Date: 2007-03-06 03:06 pm (UTC)
From: [identity profile] rivka.livejournal.com
The Cod Liver Oil and the Orange Juice

Hee! Yeah, that's just about the right level of inappropriate.

Date: 2007-03-06 02:28 pm (UTC)
From: [identity profile] kip-w.livejournal.com
Dad used to sing,
"Speak to me darling, oh speaky-spikey spoke
Why are those tears on your cheeky-chikey choke?"
Which is a slightly corrupted version ("...spokey" "...chokey") of an older tune, but it's the way his dad sang it. Being a musician, he not only sang, he used to play bits and pieces of tunes. I remember learning that one little motif of his was from a Shostakovich polka.

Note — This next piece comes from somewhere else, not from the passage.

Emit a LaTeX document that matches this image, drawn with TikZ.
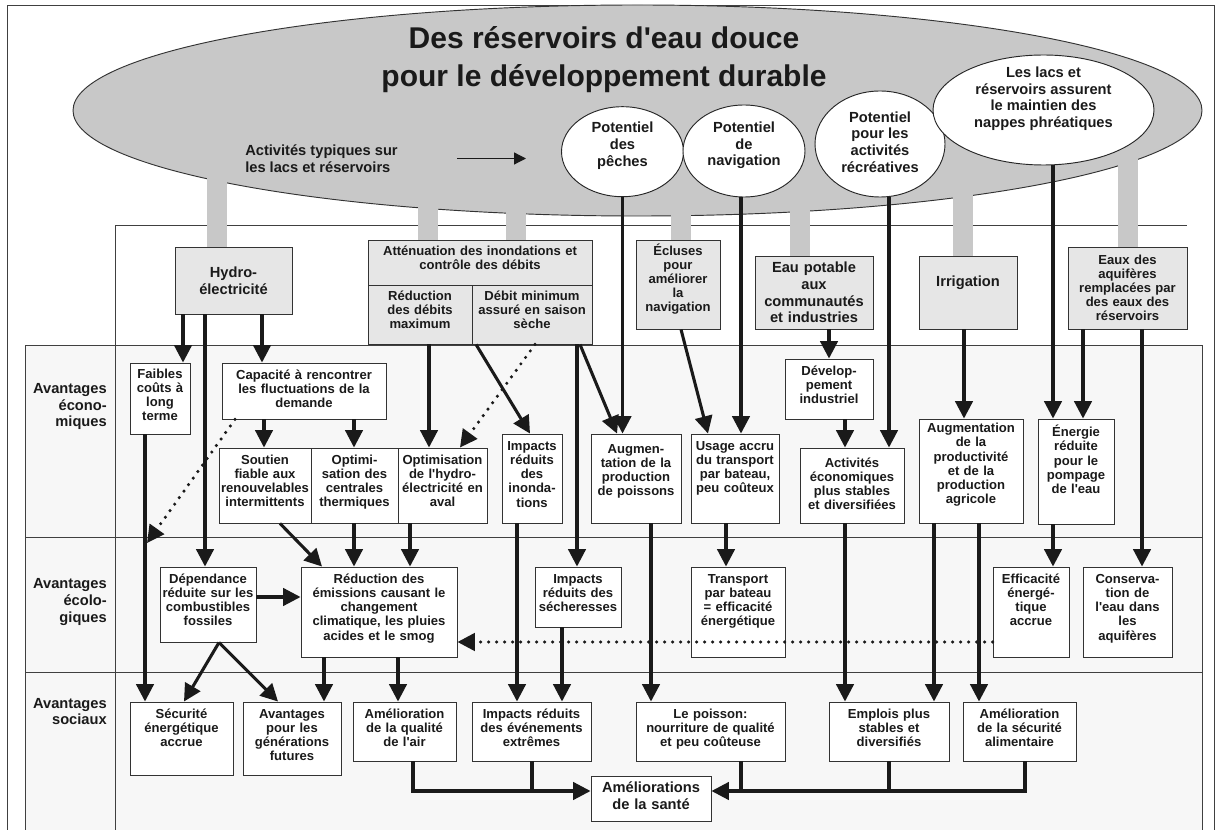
\documentclass[tikz,border=0pt]{standalone}
\usepackage{fontspec}
\setmainfont[Ligatures=TeXOff]{Liberation Sans}
\usetikzlibrary{arrows.meta,shapes.geometric}
\definecolor{resgrey}{HTML}{C8C8C8}
\definecolor{boxgrey}{HTML}{E6E6E6}
\definecolor{bandgrey}{HTML}{F7F7F7}
\definecolor{ink}{HTML}{1A1A1A}
\newcommand{\curfill}{white}
% top-aligned box: [text opts]{name}{x1}{y1}{x2}{y2}{text}
\newcommand{\bx}[7][]{%
  \pgfmathsetmacro{\cx}{(#3+#5)/2}%
  \pgfmathsetmacro{\cy}{(#4+#6)/2}%
  \pgfmathsetmacro{\ww}{(#5-#3)*0.75}%
  \pgfmathsetmacro{\hh}{(#6-#4)*0.75}%
  \pgfmathsetmacro{\tw}{(#5-#3)*0.75+12}%
  \node[box, minimum width=\ww pt, minimum height=\hh pt] (#2) at (\cx,\cy) {};%
  \node[txt, text width=\tw pt, anchor=north, yshift=-3pt, #1] (#2-t) at (#2.north) {\rule{0pt}{9.5pt}#7};%
}
% centred box
\newcommand{\bxc}[7][]{%
  \pgfmathsetmacro{\cx}{(#3+#5)/2}%
  \pgfmathsetmacro{\cy}{(#4+#6)/2}%
  \pgfmathsetmacro{\ww}{(#5-#3)*0.75}%
  \pgfmathsetmacro{\hh}{(#6-#4)*0.75}%
  \pgfmathsetmacro{\tw}{(#5-#3)*0.75+12}%
  \node[box, minimum width=\ww pt, minimum height=\hh pt] (#2) at (\cx,\cy) {};%
  \node[txt, text width=\tw pt, anchor=center, #1] (#2-t) at (#2.center) {#7};%
}
\begin{document}
\begin{tikzpicture}[x=0.75pt,y=-0.75pt,
  frame/.style={draw=black!75, line width=0.7pt},
  box/.style={draw=black!80, line width=0.7pt, fill=\curfill, inner sep=0pt, rectangle},
  txt/.style={font=\fontsize{9.8}{10.6}\selectfont\bfseries, align=center, inner sep=0pt, text=ink},
  big/.style={font=\fontsize{11}{12.4}\selectfont\bfseries},
  arr/.style={draw=ink, line width=2.3pt, -{Triangle[length=13pt,width=13pt]}},
  ln/.style={draw=ink, line width=2.3pt},
  dotarr/.style={draw=ink, line width=2.6pt, line cap=round, dash pattern=on 0pt off 6pt, -{Triangle[length=13pt,width=13pt]}},
  bar/.style={draw=resgrey, line width=15pt},
  wel/.style={ellipse, draw=black!85, line width=0.7pt, fill=white, inner sep=0pt},
  thinarr/.style={draw=ink, line width=0.9pt, -{Triangle[length=9pt,width=9pt]}}
]
\useasboundingbox (0,0) rectangle (1216,830);
\clip (0,0) rectangle (1216,830);
\fill[white] (0,0) rectangle (1216,830);

% frames and bands
\draw[frame] (7,5) rectangle (1214,850);
\draw[frame] (115,850) -- (115,225) -- (1187,225);
\draw[frame, fill=bandgrey] (25,345) rectangle (1202,850);
\draw[frame] (25,537) -- (1202,537);
\draw[frame] (25,672) -- (1202,672);
\draw[frame] (115,345) -- (115,850);

% reservoir ellipse
\node[ellipse, draw=black!80, line width=0.7pt, fill=resgrey, inner sep=0pt,
      minimum width=846.75pt, minimum height=158.25pt] (res) at (637.5,110.5) {};

% grey bars
\coordinate (b1) at (217,170);
\coordinate (b2) at (428,200);
\coordinate (b3) at (516,205);
\coordinate (b4) at (681,205);
\coordinate (b5) at (800,200);
\coordinate (b6) at (963,185);
\coordinate (b7) at (1128,150);
\draw[bar] (b1) -- (217,250);
\draw[bar] (b2) -- (428,243);
\draw[bar] (b3) -- (516,243);
\draw[bar] (b4) -- (681,243);
\draw[bar] (b5) -- (800,259);
\draw[bar] (b6) -- (963,259);
\draw[bar] (b7) -- (1128,250);

% title and label
\node[font=\fontsize{22.5}{28.5}\selectfont\bfseries, align=center, text=ink, inner sep=0pt] (tit) at (604,60)
  {Des réservoirs d'eau douce\\pour le développement durable};
\node[font=\fontsize{11}{12.75}\selectfont\bfseries, align=left, anchor=west, text=ink, inner sep=0pt] (act) at (245,158.5)
  {Activités typiques sur\\les lacs et réservoirs};
\draw[thinarr] (act.east -| 457,0) -- (act.east -| 526,0);

% white ellipses
\node[wel, minimum width=91.5pt, minimum height=67.5pt] (peches) at (622.5,151.7) {};
\node[txt, big, yshift=4.5pt] (peches-t) at (peches) {Potentiel\\des\\pêches};
\node[wel, minimum width=91.5pt, minimum height=69pt] (nav) at (744,151) {};
\node[txt, big, yshift=4pt] (nav-t) at (nav) {Potentiel\\de\\navigation};
\node[wel, minimum width=97.5pt, minimum height=79.5pt] (rec) at (880,144) {};
\node[txt, big, yshift=1.5pt] (rec-t) at (rec) {Potentiel\\pour les\\activités\\récréatives};
\node[wel, minimum width=165.75pt, minimum height=82.5pt] (nappes) at (1043.5,110) {};
\node[txt, big, yshift=8.5pt] (nappes-t) at (nappes) {Les lacs et\\réservoirs assurent\\le maintien des\\nappes phréatiques};

% grey activity boxes
\renewcommand{\curfill}{boxgrey}
\bxc[big]{hydro}{175}{247}{292}{314}{Hydro-\\électricité}
\bx[yshift=1pt]{att}{368}{240}{592}{285}{Atténuation des inondations et\\contrôle des débits}
\bx[yshift=1pt]{redmax}{368}{285}{472}{344}{Réduction\\des débits\\maximum}
\bx[yshift=1pt]{debmin}{472}{285}{592}{344}{Débit minimum\\assuré en saison\\sèche}
\bx[yshift=1pt]{ecl}{636}{240}{720}{329}{Écluses\\pour\\améliorer\\la\\navigation}
\bxc[big]{eaup}{755}{256}{873}{329}{Eau potable\\aux\\communautés\\et industries}
\bxc[big, yshift=7pt]{irr}{919}{256}{1017}{329}{Irrigation}
\bxc{aqu}{1068}{247}{1187}{329}{Eaux des\\aquifères\\remplacées par\\des eaux des\\réservoirs}
\renewcommand{\curfill}{white}

% economic
\bx[yshift=1pt]{faibles}{130}{363}{190}{434}{Faibles\\coûts à\\long\\terme}
\bx{capa}{222}{363}{386}{419}{Capacité à rencontrer\\les fluctuations de la\\demande}
\bx{sout}{219}{448}{311}{523}{Soutien\\fiable aux\\renouvelables\\intermittents}
\bx{optc}{311}{448}{398}{523}{Optimi-\\sation des\\centrales\\thermiques}
\bx{opth}{398}{448}{487}{523}{Optimisation\\de l'hydro-\\électricité en\\aval}
\bx{impi}{502}{434}{562}{523}{Impacts\\réduits\\des\\inonda-\\tions}
\bx[yshift=-2pt]{augp}{591}{434}{681}{523}{Augmen-\\tation de la\\production\\de poissons}
\bx{usage}{691}{434}{779}{523}{Usage accru\\du transport\\par bateau,\\peu coûteux}
\bx{dev}{785}{359}{873}{419}{Dévelop-\\pement\\industriel}
\bx[yshift=-2pt]{acte}{800}{448}{904}{523}{Activités\\économiques\\plus stables\\et diversifiées}
\bx[yshift=2pt]{augm}{919}{419}{1023}{523}{Augmentation\\de la\\productivité\\et de la\\production\\agricole}
\bx[yshift=-1pt]{ener}{1038}{419}{1114}{524}{Énergie\\réduite\\pour le\\pompage\\de l'eau}

% ecological
\bx{dep}{160}{567}{256}{642}{Dépendance\\réduite sur les\\combustibles\\fossiles}
\bx{redem}{301}{567}{457}{657}{Réduction des\\émissions causant le\\changement\\climatique, les pluies\\acides et le smog}
\bx{imps}{535}{567}{621}{627}{Impacts\\réduits des\\sécheresses}
\bx{trans}{691}{567}{785}{657}{Transport\\par bateau\\= efficacité\\énergétique}
\bx{effi}{993}{567}{1069}{657}{Efficacité\\énergé-\\tique\\accrue}
\bx{cons}{1083}{567}{1172}{657}{Conserva-\\tion de\\l'eau dans\\les\\aquifères}

% social
\bx{secu}{130}{702}{233}{775}{Sécurité\\énergétique\\accrue}
\bx{gen}{243}{702}{341}{775}{Avantages\\pour les\\générations\\futures}
\bx{air}{353}{702}{456}{761}{Amélioration\\de la qualité\\de l'air}
\bx{ext}{472}{702}{591}{761}{Impacts réduits\\des événements\\extrêmes}
\bx{poi}{636}{702}{785}{761}{Le poisson:\\nourriture de qualité\\et peu coûteuse}
\bx{emp}{829}{702}{949}{761}{Emplois plus\\stables et\\diversifiés}
\bx{ali}{963}{702}{1076}{761}{Amélioration\\de la sécurité\\alimentaire}
\bxc[big, yshift=2pt]{sante}{591}{776}{711}{821}{Améliorations\\de la santé}

% band labels
\node[txt, big, align=right, anchor=east] (lab-eco) at (107,406.5) {Avantages\\écono-\\miques};
\node[txt, big, align=right, anchor=east] (lab-ecol) at (107,602) {Avantages\\écolo-\\giques};
\node[txt, big, align=right, anchor=east] (lab-soc) at (107,711.5) {Avantages\\sociaux};

% connectors
\draw[arr] (hydro.south -| 183,0) -- (faibles.north -| 183,0);
\draw[arr] (hydro.south -| 205,0) -- (dep.north -| 205,0);
\draw[arr] (hydro.south -| 262,0) -- (capa.north -| 262,0);
\draw[arr] (faibles.south -| 145,0) -- (secu.north -| 145,0);
\coordinate (dtip) at (147,543);
\draw[dotarr] (capa.south -| 235,0) -- (dtip);
\draw[arr] (capa.south -| 264,0) -- (sout.north -| 264,0);
\draw[arr] (capa.south -| 354,0) -- (optc.north -| 354,0);
\draw[arr] (sout.south -| 280,0) -- (redem.north -| 322,0);
\draw[arr] (optc.south -| 354,0) -- (redem.north -| 354,0);
\draw[arr] (opth.south -| 410,0) -- (redem.north -| 410,0);
\draw[arr] (redem.south -| 324,0) -- (gen.north -| 324,0);
\draw[arr] (redem.south -| 398,0) -- (air.north -| 398,0);
\draw[arr] (dep.east |- 0,597) -- (redem.west |- 0,597);
\draw[arr] (dep.south -| 219,0) -- (secu.north -| 184,0);
\draw[arr] (dep.south -| 219,0) -- (gen.north -| 278,0);
\draw[arr] (redmax.south -| 429,0) -- (opth.north -| 429,0);
\draw[arr] (debmin.south -| 476,0) -- (impi.north -| 530,0);
\draw[dotarr] (debmin.south -| 535,0) -- (opth.north -| 460,0);
\draw[arr] (debmin.south -| 577,0) -- (imps.north -| 577,0);
\draw[arr] (debmin.south -| 580,0) -- (augp.north -| 617,0);
\draw[arr] (peches.south) -- (augp.north -| peches.south);
\draw[arr] (augp.south -| 651,0) -- (poi.north -| 651,0);
\draw[arr] (ecl.south -| 681,0) -- (usage.north -| 708,0);
\draw[arr] (nav.south -| 741,0) -- (usage.north -| 741,0);
\draw[arr] (usage.south -| 726,0) -- (trans.north -| 726,0);
\draw[arr] (impi.south -| 517,0) -- (ext.north -| 517,0);
\draw[arr] (imps.south -| 562,0) -- (ext.north -| 562,0);
\draw[arr] (eaup.south -| 829,0) -- (dev.north -| 829,0);
\draw[arr] (dev.south -| 845,0) -- (acte.north -| 845,0);
\draw[arr] (rec.south -| 889,0) -- (acte.north -| 889,0);
\draw[arr] (acte.south -| 845,0) -- (emp.north -| 845,0);
\draw[arr] (irr.south -| 964,0) -- (augm.north -| 964,0);
\draw[arr] (augm.south -| 934,0) -- (emp.north -| 934,0);
\draw[arr] (augm.south -| 979,0) -- (ali.north -| 979,0);
\draw[arr] (nappes.south -| 1053,0) -- (ener.north -| 1053,0);
\draw[arr] (aqu.south -| 1083,0) -- (ener.north -| 1083,0);
\draw[arr] (aqu.south -| 1142,0) -- (cons.north -| 1142,0);
\draw[arr] (ener.south -| 1053,0) -- (effi.north -| 1053,0);
\draw[dotarr] (effi.west |- 0,642) -- (redem.east |- 0,642);

% health
\coordinate (j1) at (532,791);
\coordinate (j2) at (741,791);
\coordinate (j3) at (889,791);
\draw[arr] (air.south -| 413,0) |- (sante.west |- j1);
\draw[ln] (ext.south -| 532,0) -- (j1);
\draw[arr] (ali.south -| 1025,0) |- (sante.east |- j1);
\draw[ln] (poi.south -| 741,0) -- (j2);
\draw[ln] (emp.south -| 889,0) -- (j3);
\end{tikzpicture}
\end{document}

He didn't have much use for Shostakovich, but he practically made that one little bit his own.

As I've said, my three older sisters sang in the car whenever we went for a drive, especially up in the hills. They had a great repertory of folk songs, some already mentioned. "White choral bells, upon a slender stalk / Lilies-of-the-valley on my garden walk..." There were the Girl Scout songs. There were even a few Broadway and popular tunes.

And one source of these was the radio station Mom had on in the house most of the time, which played a lot of folk and inoffensive pop. Considering how non-conservative a lot of that was, it's kind of a surprise in retrospect.

I must stop now, or I'll just drivel on and on.

Date: 2007-03-06 02:29 pm (UTC)
From: [identity profile] fairoriana.livejournal.com
My childhood had a lot of the Americana songs people have mentioned: Peter Paul and Mary's 10th anniversary album, the Kingston Trio, English folk tunes from the Kings Singers. (We had about 10 CDs for about 4 years... those CDs made a big impression, in addition to some records and tapes.) There was a lot of Christian music too: Marantha, Psalty the Singing Psalmbook (be grateful you missed that one), hymns, etc.

When we took Grey to the science museum two weeks ago, we took the T. And I sang the song of Charlie to my son on the Orange line. It's taken me years to not automatically start singing it in my head whenever I took the T!

Date: 2007-03-06 04:54 pm (UTC)
From: [identity profile] tchemgrrl.livejournal.com
Oh, gosh, Psalty. I don't even need to ask.

None of these folk songs are remotely familiar (my parents raised me on the Beatles, Queen, Devo, that kind of sound), but they played Psalty at school.


"I've got the joy, joy, joy joy, down in my heart
(long pause, creaky old lady voice) Where?"


The thing it took me years to figure out was that most of the songs my parents sang were ones they made up. Or maybe my grandparents did. In any case, no one knows them. As I grew up, I added in harmonies.

Date: 2007-03-06 04:34 pm (UTC)
From: [identity profile] norah.livejournal.com
My father has a freakish memory for the lame pop tunes of eras gone past, so I was mostly raised on half-remembered snatches of those. Whenever people scorn musicals, saying, "Nobody just bursts into song in real life!" I think, "They must not know my family." Peter Paul and Mary, Gilbert and Sullivan (the theatre near us used to do G&S singalongs, and we always went), that sort of thing. But my husband catches me singing really inappropriate songs (with Adult Content! or references to animal death!) to the baby now and gives me That Look. Which isn't fair, because the only songs HE will sing to the baby, despite having a gorgeous singing voice, are high-pitched squeaky nails-on-chalkboard things that he makes up himself.

Date: 2007-03-06 09:59 pm (UTC)
From: [identity profile] mjlayman.livejournal.com
My folks played mostly religious music at home except for singing the odd version of Row, Row, Row Your Boat that I've mentioned before. But by the time I was six, my father had started getting folk music and since I was at home teaching myself from age six to twelve, I'd play that and harmonize and dance (which was a sin). Nobody ever knew.